Reply To: Journals, retrospective, and odd points of view

Forums Fiction General Writing Discussions Journals, retrospective, and odd points of view Reply To: Journals, retrospective, and odd points of view



Hi Olivia! Thanks for replying! 🙂

I couldn’t help noticing the title and thinking “sounds like it should be from the Mysterious Benedict Society”, and voila! you mentioned it yourself! xD Those books are so good.

LOL, yes! I love those books and the titling is hilarious!

One of the things I enjoy the most about that POV is how the MC (or narrator, basically), can foreshadow and leave hints here and there about what’s going to come next, as a result of them “telling” the story after it happened. I’m really bad at foreshadowing but I love it a ton.

Exactly! I love that too! It gives you really interesting opportunities!!


*squints* Were you reading A Natural History of Dragons by Marie Brennan?

Spot on! It’s fairly interesting, albeit not my favorite book ever. (I found the pacing and story structure to be a bit off)  The premise was very cool and I like the point of view.


Hi Joelle! Thanks for replying! 🙂

BUT. I am imagining some seriously funny moments where your trademark-snarky characters break the fourth wall and try and correct something you’re saying. XD

That being said, the best thing I can do for you is wish you good luck!!

Thank you! I’m excited about it 🙂

LOL, they’re my trademark now? I blame Liorah XD (They kinda are though. Whether I mean it or not, every narrator becomes snarky XD)


Hi Noah! Thanks for replying! 🙂

I am totally unfamiliar with this PoV. xD Could you give an example of this is use?  Would it be like a “I then sat on a chair, and glanced out one of the many windows that had, at that time, seemed flamboyant.”

That kind of retrospection?

Yes, but no. XD It’s like that, but not all of the time. The majority of the book would be written in first-person past tense, with occasional interruptions/comments from the narrator, who is the character in the present. (Which reminds me to make a post about audience awareness as a factor in narrative voices.)

So, it would be like: (to use your example)

“I sat on the chair and glanced out the tall windows at the flamboyant ships beyond. Later, when I was as far from them as I could get, I wouldn’t know whether to remember the memory fondly or dread it.”

Something like that, but it wouldn’t be constantly interrupted. Only about two or three times a chapter. Sometimes more, sometimes less, depending on your execution.

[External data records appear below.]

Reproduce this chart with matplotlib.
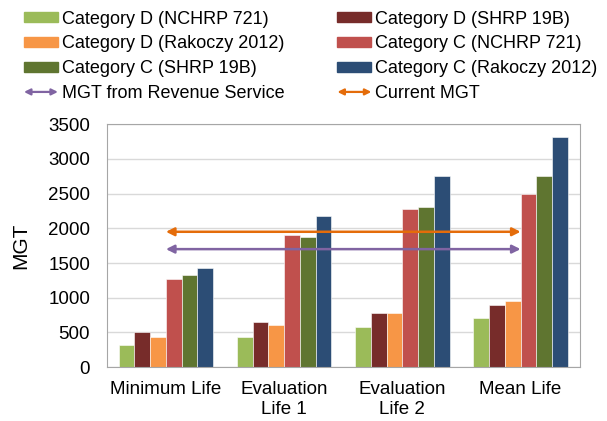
import matplotlib
matplotlib.use("Agg")
import matplotlib.pyplot as plt
from matplotlib.patches import Patch, FancyArrowPatch
from matplotlib.legend_handler import HandlerBase
import numpy as np

plt.rcParams['font.family'] = ['Liberation Sans', 'DejaVu Sans']

categories = ["Minimum Life", "Evaluation\nLife 1", "Evaluation\nLife 2", "Mean Life"]
series_names = ["Category D (NCHRP 721)", "Category D (SHRP 19B)",
                "Category D (Rakoczy 2012)", "Category C (NCHRP 721)",
                "Category C (SHRP 19B)", "Category C (Rakoczy 2012)"]
d_nchrp = [316, 441, 580, 710]
d_shrp = [508, 647, 786, 901]
d_rak = [427, 604, 786, 949]
c_nchrp = [1275, 1899, 2282, 2493]
c_shrp = [1323, 1870, 2311, 2752]
c_rak = [1424, 2177, 2752, 3318]
series_values = [d_nchrp, d_shrp, d_rak, c_nchrp, c_shrp, c_rak]
colors = ["#9BBB59", "#772C2A", "#F79646", "#C0504D", "#5F7530", "#2C4D75"]

revenue_mgt = 1700
current_mgt = 1950


class ArrowHandler(HandlerBase):
    def create_artists(self, legend, orig_handle, xdescent, ydescent,
                       width, height, fontsize, trans):
        y = height / 2 - ydescent
        a = FancyArrowPatch((-xdescent, y), (width - xdescent, y),
                            arrowstyle='<|-|>', mutation_scale=9,
                            color=orig_handle.get_facecolor(), lw=1.6,
                            transform=trans, shrinkA=0, shrinkB=0)
        return [a]


fig = plt.figure(figsize=(6.07, 4.21), dpi=100)
ax = fig.add_axes([0.176, 0.128, 0.779, 0.577])

x = np.arange(len(categories))
w = 0.133
for i, vals in enumerate(series_values):
    ax.bar(x + (i - 2.5) * w, vals, w, color=colors[i], edgecolor='white',
           linewidth=0.4, zorder=2)

ax.annotate('', xy=(x[-1], current_mgt), xytext=(x[0], current_mgt),
            arrowprops=dict(arrowstyle='<|-|>', color='#E46C0A', lw=1.8,
                            mutation_scale=12, shrinkA=0, shrinkB=0), zorder=3)
ax.annotate('', xy=(x[-1], revenue_mgt), xytext=(x[0], revenue_mgt),
            arrowprops=dict(arrowstyle='<|-|>', color='#8064A2', lw=1.8,
                            mutation_scale=12, shrinkA=0, shrinkB=0), zorder=3)

ax.set_xlim(-0.5, 3.5)
ax.set_ylim(0, 3500)
ax.set_yticks(range(0, 3501, 500))
ax.set_xticks(x)
ax.set_xticklabels(categories, fontsize=13.5)
ax.tick_params(axis='y', labelsize=13.5, length=0, pad=12)
ax.tick_params(axis='x', length=0, pad=10)
ax.grid(axis='y', color='#D9D9D9', lw=1, zorder=0)
ax.set_axisbelow(True)
for s in ax.spines.values():
    s.set_color('#A6A6A6')
ax.set_ylabel("MGT", fontsize=15, labelpad=13)

handles = [Patch(color=c) for c in colors]
handles += [Patch(color='#8064A2'), Patch(color='#E46C0A')]
labels = series_names + ["MGT from Revenue Service", "Current MGT"]
order = [0, 2, 4, 6, 1, 3, 5, 7]
fig.legend([handles[i] for i in order], [labels[i] for i in order],
           ncol=2, loc='upper left', bbox_to_anchor=(0.0395, 0.975),
           frameon=False, fontsize=13.0, handlelength=1.88, handleheight=0.45,
           handletextpad=0.2, columnspacing=2.95, labelspacing=0.44,
           borderpad=0, borderaxespad=0,
           handler_map={handles[6]: ArrowHandler(), handles[7]: ArrowHandler()})

fig.savefig("out.png", dpi=100)
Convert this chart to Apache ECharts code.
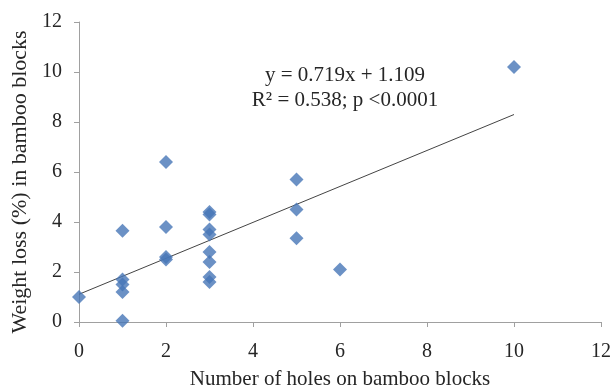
<!DOCTYPE html>
<html>
<head>
<meta charset="utf-8">
<script src="https://cdn.jsdelivr.net/npm/echarts@6/dist/echarts.min.js"></script>
<style>
html, body { margin: 0; padding: 0; background: #fff; }
#chart { width: 615px; height: 390px; }
</style>
</head>
<body>
<div id="chart"></div>
<script>
// holes on the block (x) and weight loss % (y)
var holes = [0, 1, 1, 1, 1, 1, 2, 2, 2, 2, 3, 3, 3, 3, 3, 3, 3, 3, 5, 5, 5, 6, 10];
var loss = [1.0, 3.65, 1.7, 1.5, 1.2, 0.05, 6.4, 3.8, 2.6, 2.5, 4.4, 4.3, 3.7, 3.5, 2.8, 2.4, 1.8, 1.6, 5.7, 4.5, 3.35, 2.1, 10.2];

// fitted line from the figure
var slope = 0.719;
var intercept = 1.109;
var fitX = [0, 10];

var eqText = ['y = 0.719x + 1.109', 'R\u00b2 = 0.538; p <0.0001'];

var points = [];
for (var i = 0; i < holes.length; i++) {
    points.push([holes[i], loss[i]]);
}
var fitLine = [];
for (var j = 0; j < fitX.length; j++) {
    fitLine.push([fitX[j], slope * fitX[j] + intercept]);
}

var chart = echarts.init(document.getElementById('chart'));
var serif = '"Liberation Serif", "Times New Roman", serif';
var axisGray = '#a0a0a0';
var textColor = '#262626';

var option = {
    backgroundColor: '#fff',
    animation: false,
    grid: { left: 79, right: 14, top: 22, bottom: 68, outerBoundsMode: 'none' },
    xAxis: {
        type: 'value',
        min: 0, max: 12, interval: 2,
        name: 'Number of holes on bamboo blocks',
        nameLocation: 'middle',
        nameGap: 47,
        nameTextStyle: { fontFamily: serif, fontSize: 21, color: textColor },
        axisLine: { onZero: false, lineStyle: { color: axisGray } },
        axisTick: { show: true, length: 5, lineStyle: { color: axisGray } },
        axisLabel: { fontFamily: serif, fontSize: 20, color: textColor, margin: 20 },
        splitLine: { show: false }
    },
    yAxis: {
        type: 'value',
        min: 0, max: 12, interval: 2,
        name: 'Weight loss (%) in bamboo blocks',
        nameLocation: 'middle',
        nameGap: 46,
        nameTextStyle: { fontFamily: serif, fontSize: 22, color: textColor, padding: [0, 20, 0, 0] },
        axisLine: { show: true, lineStyle: { color: axisGray } },
        axisTick: { show: true, length: 5, lineStyle: { color: axisGray } },
        axisLabel: { fontFamily: serif, fontSize: 20, color: textColor, margin: 17 },
        splitLine: { show: false }
    },
    graphic: [{
        type: 'text',
        x: 345,
        y: 63,
        style: {
            text: eqText.join('\n'),
            fontFamily: serif,
            fontSize: 21,
            lineHeight: 25,
            fill: textColor,
            align: 'center'
        }
    }],
    series: [{
        type: 'line',
        data: fitLine,
        symbol: 'none',
        lineStyle: { color: '#444', width: 1 },
        z: 1
    }, {
        type: 'scatter',
        data: points,
        symbol: 'diamond',
        symbolSize: 14,
        itemStyle: { color: '#4676b6' },
        z: 2
    }]
};

chart.setOption(option);
</script>
</body>
</html>
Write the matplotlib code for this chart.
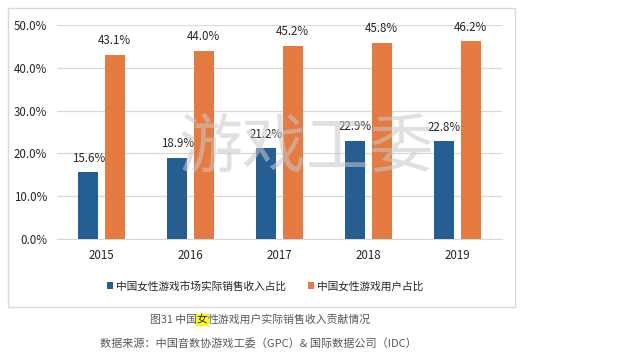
import matplotlib
matplotlib.use("Agg")
import matplotlib.pyplot as plt
from matplotlib.patches import Rectangle
import numpy as np

plt.rcParams['font.family'] = ['Noto Sans CJK SC', 'DejaVu Sans']

years = ['2015', '2016', '2017', '2018', '2019']
revenue_share = [15.6, 18.9, 21.2, 22.9, 22.8]
user_share = [43.1, 44.0, 45.2, 45.8, 46.2]
series_names = ['中国女性游戏市场实际销售收入占比', '中国女性游戏用户占比']
yticks = [0, 10, 20, 30, 40, 50]

blue = '#255E91'
orange = '#E67B42'

fig = plt.figure(figsize=(6.17, 3.64), dpi=100)
W, H = 617, 364

# chart frame
frame = Rectangle((8 / W, 1 - 307 / H), (515 - 8) / W, (307 - 8) / H,
                  transform=fig.transFigure, fill=False, edgecolor='#D9D9D9', lw=1.0)
fig.patches.append(frame)

ax = fig.add_axes([57 / W, 1 - 239 / H, (502 - 57) / W, (239 - 25) / H])
x = np.arange(len(years))
bw = 0.225
gap = 0.07
b1 = ax.bar(x - (bw + gap) / 2, revenue_share, bw, color=blue, zorder=3)
b2 = ax.bar(x + (bw + gap) / 2, user_share, bw, color=orange, zorder=3)

for bars, vals in ((b1, revenue_share), (b2, user_share)):
    for r, v in zip(bars, vals):
        ax.annotate(f'{v:.1f}%', (r.get_x() + r.get_width() / 2, v),
                    xytext=(0, 5.5), textcoords='offset points',
                    ha='center', va='bottom', fontsize=8.3, color='#262626')

ax.set_xlim(-0.5, len(years) - 0.5)
ax.set_ylim(0, 50)
ax.set_yticks(yticks)
ax.set_yticklabels([f'{t:.1f}%' for t in yticks])
ax.set_xticks(x)
ax.set_xticklabels(years)
ax.tick_params(axis='both', length=0, labelsize=8.3, colors='#262626')
ax.tick_params(axis='y', pad=7)
ax.tick_params(axis='x', pad=7)
ax.grid(axis='y', color='#D9D9D9', lw=0.9, zorder=0)
for s in ['top', 'right', 'left']:
    ax.spines[s].set_visible(False)
ax.spines['bottom'].set_color('#D9D9D9')

# watermark
fig.text(306 / W, 1 - 150 / H, '游戏工委', fontsize=46, color='#C8C8C8', alpha=0.55,
         ha='center', va='center', zorder=10)

# legend
leg = ax.legend([b1, b2], series_names, loc='center', bbox_to_anchor=(265 / W, 1 - 286 / H),
                bbox_transform=fig.transFigure, ncol=2, frameon=False, fontsize=7.7,
                handlelength=0.6, handleheight=0.6, handletextpad=0.3, columnspacing=2.0)
for t in leg.get_texts():
    t.set_color('#262626')

# caption with highlighted character
fig.canvas.draw()
renderer = fig.canvas.get_renderer()
cap_parts = ['图31 中国', '女', '性游戏用户实际销售收入贡献情况']
cap_y = 1 - 320 / H
xpos = 150 / W
for i, part in enumerate(cap_parts):
    kw = dict(fontsize=7.8, color='#595959', ha='left', va='center')
    if i == 1:
        kw['bbox'] = dict(facecolor='#FFFF00', edgecolor='none', pad=0.5)
        kw['color'] = '#262626'
    t = fig.text(xpos, cap_y, part, **kw)
    bb = t.get_window_extent(renderer=renderer)
    xpos += bb.width / (fig.dpi * fig.get_figwidth())

fig.text(258 / W, 1 - 343 / H, '数据来源：中国音数协游戏工委（GPC）& 国际数据公司（IDC）',
         fontsize=8.0, color='#595959', ha='center', va='center')

fig.savefig('out.png', dpi=100)
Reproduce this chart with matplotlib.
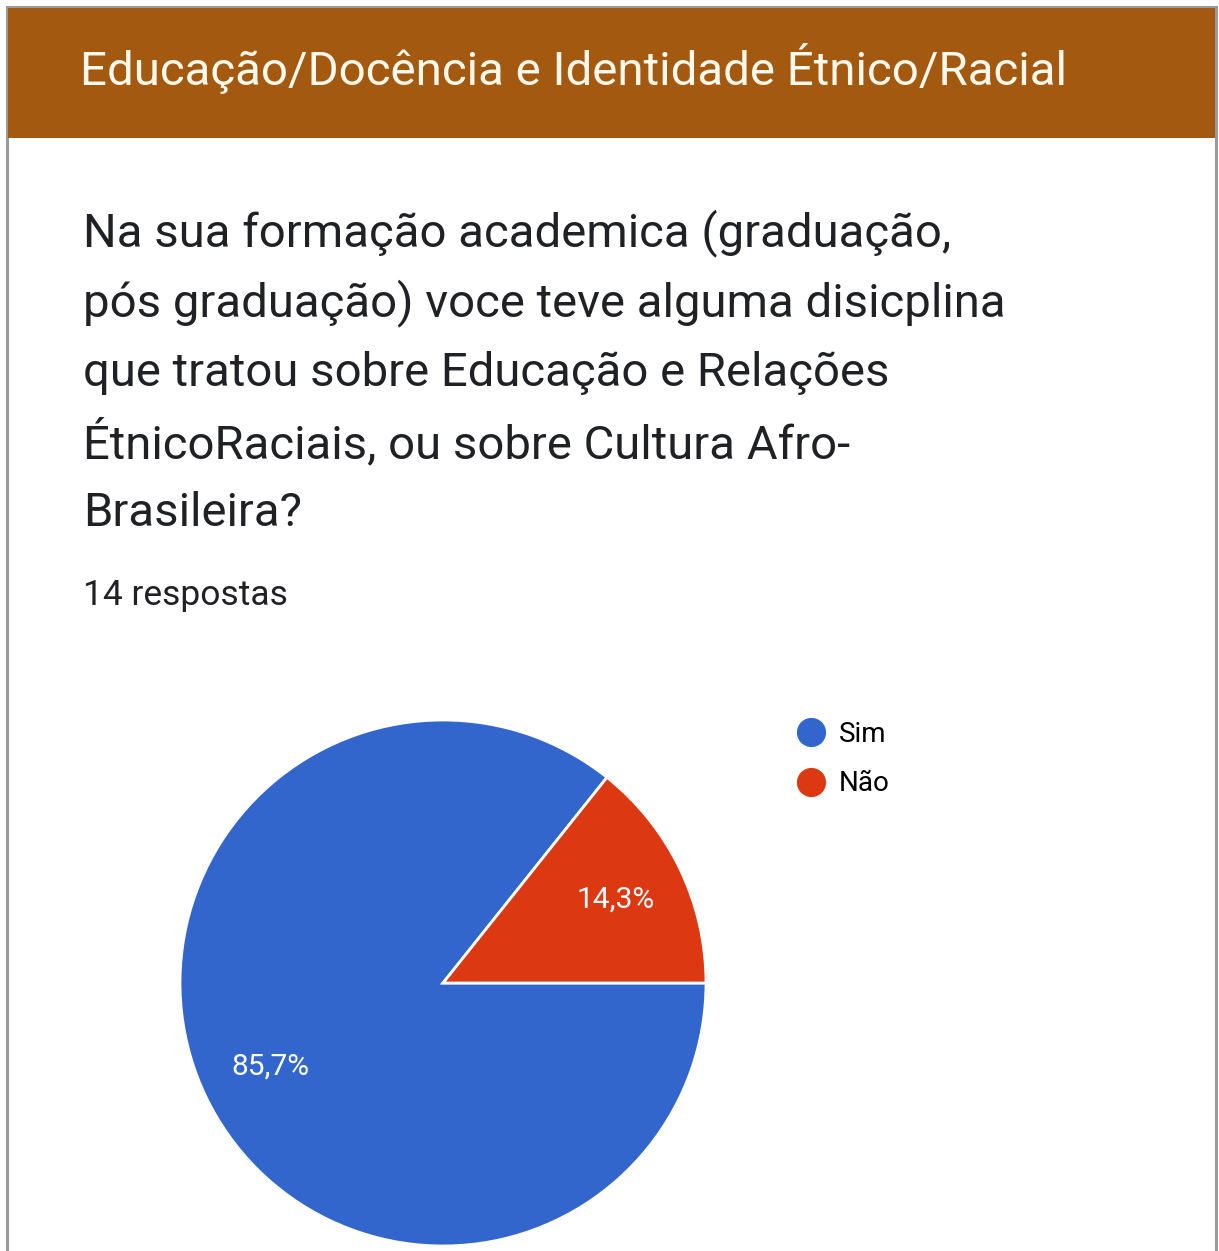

This is pretty much just first person central, but the way The Moonstone by Willkie Collins is written is pretty neat. There are a bunch of different First Person PoV’s that are compiled as journal entries from different people to show the crime form all its different angles. It’s pretty great.

That’s a very cool format! I haven’t often thought of using something like that, but I think it would be awesome for some books! In some, it’s distracting, in others, it adds to the plot.

Without darkness, there is no light. If there was no nighttime, would the stars be as bright?